#### Data excerpt
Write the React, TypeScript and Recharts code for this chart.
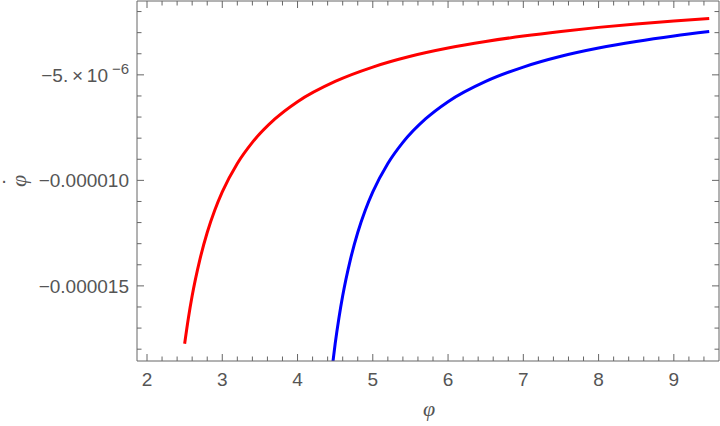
import React from "react";
import { LineChart, Line, XAxis, YAxis } from "recharts";

// ---- data ----
const redX = [2.5, 2.55, 2.6, 2.7, 2.8, 2.9, 3.0, 3.2, 3.4, 3.7, 4.0, 4.5, 5.0, 5.5, 6.0, 6.5, 7.0, 7.5, 8.0, 8.5, 9.0, 9.47];
const redY = [-17.74e-6, -16.52e-6, -15.47e-6, -13.79e-6, -12.47e-6, -11.42e-6, -10.55e-6, -9.2e-6, -8.2e-6, -7.09e-6, -6.27e-6, -5.31e-6, -4.63e-6, -4.12e-6, -3.73e-6, -3.42e-6, -3.16e-6, -2.94e-6, -2.75e-6, -2.59e-6, -2.45e-6, -2.33e-6];

const blueX = [4.46, 4.5, 4.55, 4.6, 4.7, 4.8, 4.9, 5.0, 5.2, 5.4, 5.7, 6.0, 6.5, 7.0, 7.5, 8.0, 8.5, 9.0, 9.47];
const blueY = [-18.89e-6, -17.74e-6, -16.52e-6, -15.47e-6, -13.79e-6, -12.47e-6, -11.42e-6, -10.55e-6, -9.2e-6, -8.2e-6, -7.09e-6, -6.27e-6, -5.31e-6, -4.63e-6, -4.12e-6, -3.73e-6, -3.42e-6, -3.16e-6, -2.95e-6];

const xDomain = [1.867, 9.6];
const yDomain = [-18.56e-6, -1.5e-6];

const xMajorTicks = [2, 3, 4, 5, 6, 7, 8, 9];
const xTickLabels = ["2", "3", "4", "5", "6", "7", "8", "9"];
const yMajorTicks = [-5e-6, -10e-6, -15e-6];
const yTickLabels = ["−5.\u2009×\u200910", "−0.000010", "−0.000015"];
const yTickExponent = ["−6", "", ""];

const xLabel = "φ";
const yLabel = "φ";
const yLabelDot = "·";

// ---- derived tick lists (minor + major) ----
const xAllTicks: number[] = [];
for (let k = 10; k <= 47; k++) xAllTicks.push(k / 5);
const yAllTicks: number[] = [];
for (let k = 2; k <= 18; k++) yAllTicks.push(-k / 1e6);

const redData = redX.map((x, i) => ({ x, y: redY[i] }));
const blueData = blueX.map((x, i) => ({ x, y: blueY[i] }));

const FONT = "'Liberation Sans', Arial, sans-serif";
const TEXT = "#555555";
const FRAME = "#666666";
const MAJ = 7;
const MIN = 4.5;
const FS = 19;

const xMajorIndex = (v: number) => xMajorTicks.findIndex((t) => Math.abs(t - v) < 1e-6);
const yMajorIndex = (v: number) => yMajorTicks.findIndex((t) => Math.abs(t - v) < 1e-12);

const BottomTick = (p: any) => {
  const { x, y, payload } = p;
  const i = xMajorIndex(payload.value);
  const len = i >= 0 ? MAJ : MIN;
  return (
    <g>
      <line x1={x} x2={x} y1={y} y2={y - len} stroke={FRAME} strokeWidth={1} />
      {i >= 0 && (
        <text x={x} y={y + 25} textAnchor="middle" fill={TEXT} fontSize={FS} fontFamily={FONT}>
          {xTickLabels[i]}
        </text>
      )}
    </g>
  );
};

const TopTick = (p: any) => {
  const { x, y, payload } = p;
  const i = xMajorIndex(payload.value);
  const len = i >= 0 ? MAJ : MIN;
  return <line x1={x} x2={x} y1={y} y2={y + len} stroke={FRAME} strokeWidth={1} />;
};

const LeftTick = (p: any) => {
  const { x, y, payload } = p;
  const i = yMajorIndex(payload.value);
  const len = i >= 0 ? MAJ : MIN;
  return (
    <g>
      <line x1={x} x2={x + len} y1={y} y2={y} stroke={FRAME} strokeWidth={1} />
      {i >= 0 && (
        <text x={yTickExponent[i] ? x - 29 : x - 8} y={y + 7} textAnchor="end" fill={TEXT} fontSize={FS} fontFamily={FONT}>
          {yTickLabels[i]}
        </text>
      )}
      {i >= 0 && yTickExponent[i] && (
        <text x={x - 8} y={y - 1} textAnchor="end" fill={TEXT} fontSize={15} fontFamily={FONT}>
          {yTickExponent[i]}
        </text>
      )}
    </g>
  );
};

const RightTick = (p: any) => {
  const { x, y, payload } = p;
  const i = yMajorIndex(payload.value);
  const len = i >= 0 ? MAJ : MIN;
  return <line x1={x} x2={x - len} y1={y} y2={y} stroke={FRAME} strokeWidth={1} />;
};

export default function App() {
  return (
    <div style={{ position: "absolute", left: 0, top: 0, width: 720, height: 426, background: "#fff" }}>
      <LineChart width={720} height={426} margin={{ top: 0, right: 0, bottom: 0, left: 0 }}>
        <XAxis
          xAxisId="b"
          dataKey="x"
          type="number"
          domain={xDomain}
          allowDataOverflow
          ticks={xAllTicks}
          interval={0}
          tickSize={0}
          tickMargin={0}
          tickLine={false}
          tick={<BottomTick />}
          axisLine={{ stroke: FRAME, strokeWidth: 1 }}
          height={65}
          orientation="bottom"
        />
        <XAxis
          xAxisId="t"
          dataKey="x"
          type="number"
          domain={xDomain}
          allowDataOverflow
          ticks={xAllTicks}
          interval={0}
          tickSize={0}
          tickMargin={0}
          tickLine={false}
          tick={<TopTick />}
          axisLine={{ stroke: FRAME, strokeWidth: 1 }}
          height={1}
          orientation="top"
        />
        <YAxis
          yAxisId="l"
          type="number"
          domain={yDomain}
          allowDataOverflow
          ticks={yAllTicks}
          interval={0}
          tickSize={0}
          tickMargin={0}
          tickLine={false}
          tick={<LeftTick />}
          axisLine={{ stroke: FRAME, strokeWidth: 1 }}
          width={137}
          orientation="left"
        />
        <YAxis
          yAxisId="r"
          type="number"
          domain={yDomain}
          allowDataOverflow
          ticks={yAllTicks}
          interval={0}
          tickSize={0}
          tickMargin={0}
          tickLine={false}
          tick={<RightTick />}
          axisLine={{ stroke: FRAME, strokeWidth: 1 }}
          width={1}
          orientation="right"
        />
        <Line
          xAxisId="b"
          yAxisId="l"
          data={redData}
          dataKey="y"
          type="monotone"
          stroke="#ff0000"
          strokeWidth={3}
          dot={false}
          activeDot={false}
          isAnimationActive={false}
        />
        <Line
          xAxisId="b"
          yAxisId="l"
          data={blueData}
          dataKey="y"
          type="monotone"
          stroke="#0000ff"
          strokeWidth={3}
          dot={false}
          activeDot={false}
          isAnimationActive={false}
        />
        <text x={429} y={416} textAnchor="middle" fill={TEXT} fontSize={22} fontStyle="italic" fontFamily="'Liberation Serif', serif">
          {xLabel}
        </text>
        <text
          x={18}
          y={181}
          textAnchor="middle"
          fill={TEXT}
          fontSize={22}
          fontStyle="italic"
          fontFamily="'Liberation Serif', serif"
          transform="rotate(-90 18 181)"
          dominantBaseline="central"
        >
          {yLabel}
        </text>
        <text x={4} y={187} textAnchor="middle" fill={TEXT} fontSize={20} fontFamily={FONT}>
          {yLabelDot}
        </text>
      </LineChart>
    </div>
  );
}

#### Problem
Without the pictures, copy the material exactly as given.

#### Response to this exercise
Write the React, TypeScript and Recharts code for this chart.
import React from "react";
import { LineChart, Line, XAxis, YAxis } from "recharts";

// ---- data ----
const redX = [2.5, 2.55, 2.6, 2.7, 2.8, 2.9, 3.0, 3.2, 3.4, 3.7, 4.0, 4.5, 5.0, 5.5, 6.0, 6.5, 7.0, 7.5, 8.0, 8.5, 9.0, 9.47];
const redY = [-17.74e-6, -16.52e-6, -15.47e-6, -13.79e-6, -12.47e-6, -11.42e-6, -10.55e-6, -9.2e-6, -8.2e-6, -7.09e-6, -6.27e-6, -5.31e-6, -4.63e-6, -4.12e-6, -3.73e-6, -3.42e-6, -3.16e-6, -2.94e-6, -2.75e-6, -2.59e-6, -2.45e-6, -2.33e-6];

const blueX = [4.46, 4.5, 4.55, 4.6, 4.7, 4.8, 4.9, 5.0, 5.2, 5.4, 5.7, 6.0, 6.5, 7.0, 7.5, 8.0, 8.5, 9.0, 9.47];
const blueY = [-18.89e-6, -17.74e-6, -16.52e-6, -15.47e-6, -13.79e-6, -12.47e-6, -11.42e-6, -10.55e-6, -9.2e-6, -8.2e-6, -7.09e-6, -6.27e-6, -5.31e-6, -4.63e-6, -4.12e-6, -3.73e-6, -3.42e-6, -3.16e-6, -2.95e-6];

const xDomain = [1.867, 9.6];
const yDomain = [-18.56e-6, -1.5e-6];

const xMajorTicks = [2, 3, 4, 5, 6, 7, 8, 9];
const xTickLabels = ["2", "3", "4", "5", "6", "7", "8", "9"];
const yMajorTicks = [-5e-6, -10e-6, -15e-6];
const yTickLabels = ["−5.\u2009×\u200910", "−0.000010", "−0.000015"];
const yTickExponent = ["−6", "", ""];

const xLabel = "φ";
const yLabel = "φ";
const yLabelDot = "·";

// ---- derived tick lists (minor + major) ----
const xAllTicks: number[] = [];
for (let k = 10; k <= 47; k++) xAllTicks.push(k / 5);
const yAllTicks: number[] = [];
for (let k = 2; k <= 18; k++) yAllTicks.push(-k / 1e6);

const redData = redX.map((x, i) => ({ x, y: redY[i] }));
const blueData = blueX.map((x, i) => ({ x, y: blueY[i] }));

const FONT = "'Liberation Sans', Arial, sans-serif";
const TEXT = "#555555";
const FRAME = "#666666";
const MAJ = 7;
const MIN = 4.5;
const FS = 19;

const xMajorIndex = (v: number) => xMajorTicks.findIndex((t) => Math.abs(t - v) < 1e-6);
const yMajorIndex = (v: number) => yMajorTicks.findIndex((t) => Math.abs(t - v) < 1e-12);

const BottomTick = (p: any) => {
  const { x, y, payload } = p;
  const i = xMajorIndex(payload.value);
  const len = i >= 0 ? MAJ : MIN;
  return (
    <g>
      <line x1={x} x2={x} y1={y} y2={y - len} stroke={FRAME} strokeWidth={1} />
      {i >= 0 && (
        <text x={x} y={y + 25} textAnchor="middle" fill={TEXT} fontSize={FS} fontFamily={FONT}>
          {xTickLabels[i]}
        </text>
      )}
    </g>
  );
};

const TopTick = (p: any) => {
  const { x, y, payload } = p;
  const i = xMajorIndex(payload.value);
  const len = i >= 0 ? MAJ : MIN;
  return <line x1={x} x2={x} y1={y} y2={y + len} stroke={FRAME} strokeWidth={1} />;
};

const LeftTick = (p: any) => {
  const { x, y, payload } = p;
  const i = yMajorIndex(payload.value);
  const len = i >= 0 ? MAJ : MIN;
  return (
    <g>
      <line x1={x} x2={x + len} y1={y} y2={y} stroke={FRAME} strokeWidth={1} />
      {i >= 0 && (
        <text x={yTickExponent[i] ? x - 29 : x - 8} y={y + 7} textAnchor="end" fill={TEXT} fontSize={FS} fontFamily={FONT}>
          {yTickLabels[i]}
        </text>
      )}
      {i >= 0 && yTickExponent[i] && (
        <text x={x - 8} y={y - 1} textAnchor="end" fill={TEXT} fontSize={15} fontFamily={FONT}>
          {yTickExponent[i]}
        </text>
      )}
    </g>
  );
};

const RightTick = (p: any) => {
  const { x, y, payload } = p;
  const i = yMajorIndex(payload.value);
  const len = i >= 0 ? MAJ : MIN;
  return <line x1={x} x2={x - len} y1={y} y2={y} stroke={FRAME} strokeWidth={1} />;
};

export default function App() {
  return (
    <div style={{ position: "absolute", left: 0, top: 0, width: 720, height: 426, background: "#fff" }}>
      <LineChart width={720} height={426} margin={{ top: 0, right: 0, bottom: 0, left: 0 }}>
        <XAxis
          xAxisId="b"
          dataKey="x"
          type="number"
          domain={xDomain}
          allowDataOverflow
          ticks={xAllTicks}
          interval={0}
          tickSize={0}
          tickMargin={0}
          tickLine={false}
          tick={<BottomTick />}
          axisLine={{ stroke: FRAME, strokeWidth: 1 }}
          height={65}
          orientation="bottom"
        />
        <XAxis
          xAxisId="t"
          dataKey="x"
          type="number"
          domain={xDomain}
          allowDataOverflow
          ticks={xAllTicks}
          interval={0}
          tickSize={0}
          tickMargin={0}
          tickLine={false}
          tick={<TopTick />}
          axisLine={{ stroke: FRAME, strokeWidth: 1 }}
          height={1}
          orientation="top"
        />
        <YAxis
          yAxisId="l"
          type="number"
          domain={yDomain}
          allowDataOverflow
          ticks={yAllTicks}
          interval={0}
          tickSize={0}
          tickMargin={0}
          tickLine={false}
          tick={<LeftTick />}
          axisLine={{ stroke: FRAME, strokeWidth: 1 }}
          width={137}
          orientation="left"
        />
        <YAxis
          yAxisId="r"
          type="number"
          domain={yDomain}
          allowDataOverflow
          ticks={yAllTicks}
          interval={0}
          tickSize={0}
          tickMargin={0}
          tickLine={false}
          tick={<RightTick />}
          axisLine={{ stroke: FRAME, strokeWidth: 1 }}
          width={1}
          orientation="right"
        />
        <Line
          xAxisId="b"
          yAxisId="l"
          data={redData}
          dataKey="y"
          type="monotone"
          stroke="#ff0000"
          strokeWidth={3}
          dot={false}
          activeDot={false}
          isAnimationActive={false}
        />
        <Line
          xAxisId="b"
          yAxisId="l"
          data={blueData}
          dataKey="y"
          type="monotone"
          stroke="#0000ff"
          strokeWidth={3}
          dot={false}
          activeDot={false}
          isAnimationActive={false}
        />
        <text x={429} y={416} textAnchor="middle" fill={TEXT} fontSize={22} fontStyle="italic" fontFamily="'Liberation Serif', serif">
          {xLabel}
        </text>
        <text
          x={18}
          y={181}
          textAnchor="middle"
          fill={TEXT}
          fontSize={22}
          fontStyle="italic"
          fontFamily="'Liberation Serif', serif"
          transform="rotate(-90 18 181)"
          dominantBaseline="central"
        >
          {yLabel}
        </text>
        <text x={4} y={187} textAnchor="middle" fill={TEXT} fontSize={20} fontFamily={FONT}>
          {yLabelDot}
        </text>
      </LineChart>
    </div>
  );
}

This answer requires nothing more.